Solved – Very large theta values using glm.nb in R – alternative approaches

generalized linear modeloverdispersionr

While analysing the effect of environmental data on the activity of an animal species (the latter given as count data) I am fitting negative binomial GLMs with one predictor using the MASS library in R. Unfortunatley, the data set is very small (n=7 to 9).

In some cases, the theta value in glm.nb gets very large (accompanied with the warning "iteration limit reached"), possibly indicating that there's no overdispersion and a poisson GLM might be a better choice. Using a poisson GLM, however, a residual deviance of e.g. 150 on 7 degrees of freedom indicates that there actually is overdispersion – or did I miss something?

Using a quasi-poisson GLM works, but I would like to retain ML-based measures such as AIC and Vuong test for model comparison.
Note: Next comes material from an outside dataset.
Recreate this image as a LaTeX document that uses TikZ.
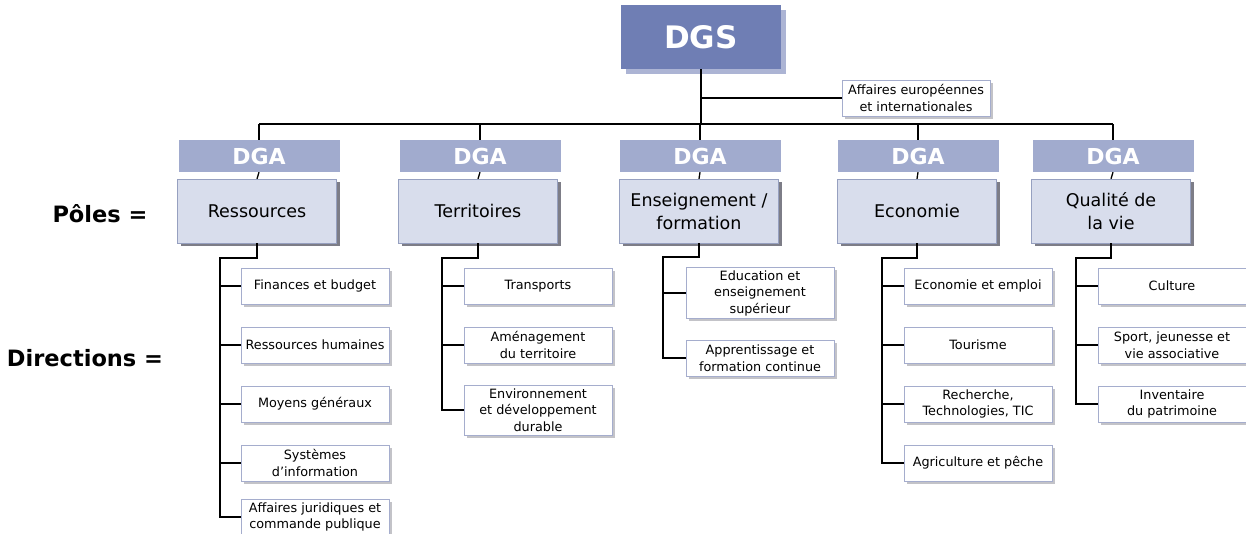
\documentclass[tikz,border=0pt]{standalone}
\usepackage{fontspec}
\setmainfont{DejaVu Sans}
\usetikzlibrary{shadows}

\definecolor{dgsfill}{RGB}{111,126,180}
\definecolor{dgsshade}{RGB}{172,180,212}
\definecolor{dgafill}{RGB}{161,171,206}
\definecolor{polefill}{RGB}{216,221,236}
\definecolor{poleline}{RGB}{150,160,192}
\definecolor{poleshade}{RGB}{125,125,135}
\definecolor{dirline}{RGB}{165,173,205}
\definecolor{dirshade}{RGB}{195,195,200}

\tikzset{
  dgsbox/.style={fill=dgsfill, text=white, minimum width=160pt, minimum height=64pt,
    font=\fontsize{31}{36}\selectfont\bfseries,
    drop shadow={shadow xshift=5pt, shadow yshift=-5pt, fill=dgsshade, opacity=1}},
  dgabox/.style={fill=dgafill, text=white, minimum width=161pt, minimum height=32pt,
    font=\fontsize{22}{26}\selectfont\bfseries},
  polebox/.style={draw=poleline, fill=polefill, minimum width=159pt, minimum height=64pt,
    align=center, font=\fontsize{17.5}{23}\selectfont,
    drop shadow={shadow xshift=3pt, shadow yshift=-3pt, fill=poleshade, opacity=1}},
  dirbox/.style={draw=dirline, fill=white, minimum width=148pt, minimum height=36pt,
    inner sep=1pt, align=center, font=\fontsize{12.8}{16.5}\selectfont,
    drop shadow={shadow xshift=2.5pt, shadow yshift=-2.5pt, fill=dirshade, opacity=1}},
  rowlabel/.style={font=\fontsize{22.5}{26}\selectfont\bfseries},
  tree/.style={line width=1.3pt}
}

\begin{document}
\begin{tikzpicture}[x=1pt,y=-1pt]
  \useasboundingbox (0,0) rectangle (1246,533);

  % top
  \node[dgsbox] (dgs) at (701,37) {DGS};
  \node[dirbox] (aei) at (916,98) {Affaires européennes\\et internationales};
  \coordinate (busL) at (259,124);
  \coordinate (busR) at (1113,124);

  % DGA and poles
  \node[dgabox] (dga1) at (259,156) {DGA};
  \node[dgabox] (dga2) at (480,156) {DGA};
  \node[dgabox] (dga3) at (700,156) {DGA};
  \node[dgabox] (dga4) at (918,156) {DGA};
  \node[dgabox] (dga5) at (1113,156) {DGA};

  \node[polebox] (pole1) at (257,211) {Ressources};
  \node[polebox] (pole2) at (478,211) {Territoires};
  \node[polebox] (pole3) at (699,211) {Enseignement /\\formation};
  \node[polebox] (pole4) at (917,211) {Economie};
  \node[polebox] (pole5) at (1111,211) {Qualité de\\la vie};

  \node[rowlabel] (lpole) at (100,214) {Pôles =};
  \node[rowlabel] (ldir) at (85,358) {Directions =};

  % directions
  \node[dirbox] (d11) at (315,286) {Finances et budget};
  \node[dirbox] (d12) at (315,345) {Ressources humaines};
  \node[dirbox] (d13) at (315,404) {Moyens généraux};
  \node[dirbox] (d14) at (315,463) {Systèmes\\d’information};
  \node[dirbox] (d15) at (315,517) {Affaires juridiques et\\commande publique};

  \node[dirbox] (d21) at (538,286) {Transports};
  \node[dirbox] (d22) at (538,345) {Aménagement\\du territoire};
  \node[dirbox, minimum height=50pt] (d23) at (538,410) {Environnement\\et développement\\durable};

  \node[dirbox, minimum height=51pt] (d31) at (760,293) {Education et\\enseignement\\supérieur};
  \node[dirbox] (d32) at (760,358) {Apprentissage et\\formation continue};

  \node[dirbox] (d41) at (978,286) {Economie et emploi};
  \node[dirbox] (d42) at (978,345) {Tourisme};
  \node[dirbox] (d43) at (978,404) {Recherche,\\Technologies, TIC};
  \node[dirbox] (d44) at (978,463) {Agriculture et pêche};

  \node[dirbox] (d51) at (1172,286) {Culture};
  \node[dirbox] (d52) at (1172,345) {Sport, jeunesse et\\vie associative};
  \node[dirbox] (d53) at (1172,404) {Inventaire\\du patrimoine};

  % rails
  \coordinate (r1) at (220,258);
  \coordinate (r2) at (442,258);
  \coordinate (r3) at (663,257);
  \coordinate (r4) at (882,258);
  \coordinate (r5) at (1076,258);

  % links
  \draw[tree] (dgs.south) -- (dgs.south |- busL);
  \draw[tree] (dgs.south |- aei.west) -- (aei.west);
  \draw[tree] (busL) -- (busR);
  \draw[tree] (busL) -- (dga1.north);
  \draw[tree] (dga2.north |- busL) -- (dga2.north);
  \draw[tree] (dga3.north |- busL) -- (dga3.north);
  \draw[tree] (dga4.north |- busL) -- (dga4.north);
  \draw[tree] (busR) -- (dga5.north);
  \foreach \i in {1,...,5}
    \draw[tree] (dga\i.south) -- (pole\i.north);

  \draw[tree] (pole1.south) |- (r1) |- (d15.west);
  \foreach \j in {1,...,4}
    \draw[tree] (r1 |- d1\j.west) -- (d1\j.west);
  \draw[tree] (pole2.south) |- (r2) |- (d23.west);
  \foreach \j in {1,2}
    \draw[tree] (r2 |- d2\j.west) -- (d2\j.west);
  \draw[tree] (pole3.south) |- (r3) |- (d32.west);
  \draw[tree] (r3 |- d31.west) -- (d31.west);
  \draw[tree] (pole4.south) |- (r4) |- (d44.west);
  \foreach \j in {1,2,3}
    \draw[tree] (r4 |- d4\j.west) -- (d4\j.west);
  \draw[tree] (pole5.south) |- (r5) |- (d53.west);
  \foreach \j in {1,2}
    \draw[tree] (r5 |- d5\j.west) -- (d5\j.west);
\end{tikzpicture}
\end{document}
Any suggestions for alternative approaches are greatly appreciated!

Best Answer

It doesn't necessarily mean that there is overdispersion (though it could), just that a saturated model may be a better fit. If you only have 7-9 observations, it will be very difficult to accurately test for overdispersion unless you have some values that are just way out there under a Poisson assumption.

Another option you might look into is using the Poisson model but using a transformed value of your predictor rather than a linear fit on the raw variable. If it looks like the larger values of the predictor are where the Y-values are off more, you could try using something like a squared value of the predictor, or if it's the opposite then maybe a log-transform of the predictor.

Thinking about overdispersion in a count model is always a good idea, but it does introduce complexity into the model. With so few data points, your best approach might be to keep it as simple as possible.